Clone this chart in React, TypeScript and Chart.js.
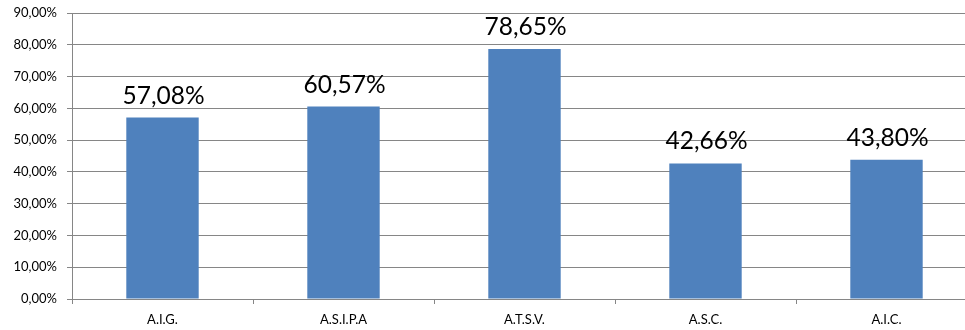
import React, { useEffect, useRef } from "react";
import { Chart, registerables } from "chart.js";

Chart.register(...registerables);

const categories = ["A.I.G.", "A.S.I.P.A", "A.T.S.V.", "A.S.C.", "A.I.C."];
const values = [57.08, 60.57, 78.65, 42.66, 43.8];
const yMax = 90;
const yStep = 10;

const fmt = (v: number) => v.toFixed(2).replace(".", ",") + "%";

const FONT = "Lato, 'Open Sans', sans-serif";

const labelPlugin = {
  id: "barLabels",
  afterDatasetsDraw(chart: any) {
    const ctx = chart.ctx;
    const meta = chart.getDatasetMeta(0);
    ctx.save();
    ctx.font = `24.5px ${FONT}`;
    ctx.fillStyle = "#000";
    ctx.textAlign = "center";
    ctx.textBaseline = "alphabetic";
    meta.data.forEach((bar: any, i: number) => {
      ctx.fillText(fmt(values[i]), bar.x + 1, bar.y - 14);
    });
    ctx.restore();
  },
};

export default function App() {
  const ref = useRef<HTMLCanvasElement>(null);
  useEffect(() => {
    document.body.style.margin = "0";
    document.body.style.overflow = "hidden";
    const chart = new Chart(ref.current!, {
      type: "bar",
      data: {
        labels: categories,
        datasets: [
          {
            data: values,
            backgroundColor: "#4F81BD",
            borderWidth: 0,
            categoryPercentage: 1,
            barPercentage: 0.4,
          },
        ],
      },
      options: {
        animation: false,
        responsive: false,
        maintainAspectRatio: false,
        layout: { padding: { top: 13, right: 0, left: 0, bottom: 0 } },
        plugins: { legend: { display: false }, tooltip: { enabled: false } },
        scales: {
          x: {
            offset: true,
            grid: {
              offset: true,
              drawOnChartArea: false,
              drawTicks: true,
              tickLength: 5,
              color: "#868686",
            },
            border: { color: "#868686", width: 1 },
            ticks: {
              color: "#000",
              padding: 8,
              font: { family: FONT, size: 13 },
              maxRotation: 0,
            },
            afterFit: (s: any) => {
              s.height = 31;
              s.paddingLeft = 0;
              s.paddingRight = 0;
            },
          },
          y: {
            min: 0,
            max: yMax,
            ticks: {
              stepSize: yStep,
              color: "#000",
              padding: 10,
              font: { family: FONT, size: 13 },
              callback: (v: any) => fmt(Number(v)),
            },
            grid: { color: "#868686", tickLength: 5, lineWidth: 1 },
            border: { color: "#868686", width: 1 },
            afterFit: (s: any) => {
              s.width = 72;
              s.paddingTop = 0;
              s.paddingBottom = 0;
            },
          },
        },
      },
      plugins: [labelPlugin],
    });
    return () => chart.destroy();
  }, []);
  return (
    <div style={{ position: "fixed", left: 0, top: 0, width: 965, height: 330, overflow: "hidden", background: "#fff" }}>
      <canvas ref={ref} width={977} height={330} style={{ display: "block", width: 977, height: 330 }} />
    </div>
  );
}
■ ■ ■ ■ ■ ■ ■
Task prompt
Omitting all pictures, restate exactly the lines of the material from its start through the line that contains "Chart.register(...registerables);".

Full solution
Clone this chart in React, TypeScript and Chart.js.
import React, { useEffect, useRef } from "react";
import { Chart, registerables } from "chart.js";

Chart.register(...registerables);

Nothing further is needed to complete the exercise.